GIGGLY-WIGGLY, SNICKETY-SNICK

By

Pub Date: March 1st, 1978
Publisher: Parents' Magazine Press

You can tell that Supraner has made a rudimentary effort to give her concept book some extra-curricular appeal. Her unsurprising representations of sharp, sticky, cold, crunchy, and eleven other ""feel"" words contain much alliteration (fingerpaints are squiggle squishy), rhymed words (cookies with raisins are lumpy bumpy, streets can be humpy bumpy), and whole verses: ""Fire is hot. The stove is hot./Water in a pot is hot./ Boiling hot. Bubbling hot./ Don't touch Hot. It hurts a lot."" And there's an air of informality (""One thing about hard: YOU CAN'T SQUASH IT"") that encourages emulation. But her more overt bids for participation cloy. (""Tell me a secret.
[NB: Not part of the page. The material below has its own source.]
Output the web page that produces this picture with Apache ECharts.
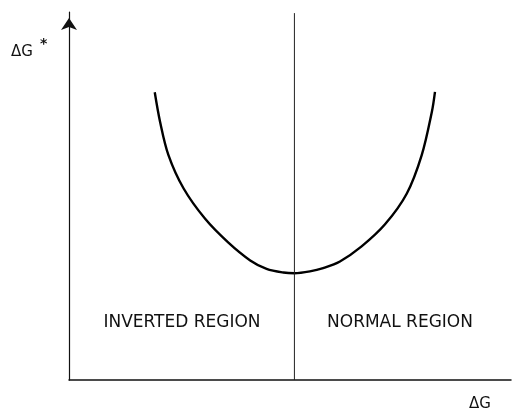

How soft is a whisper? Oh, that's soft."") And her imagery ranges downwards from the barely serviceable examples quoted above to the commonplace citation of a chick, feather, cotton candy on a stick, baby duck, cloud, and dandelion for--guess what--""fluffy."" Similarly, Tusan's collages might seem disarmingly non-didactic at a quick first glance, but on a second they're even less interesting than the words.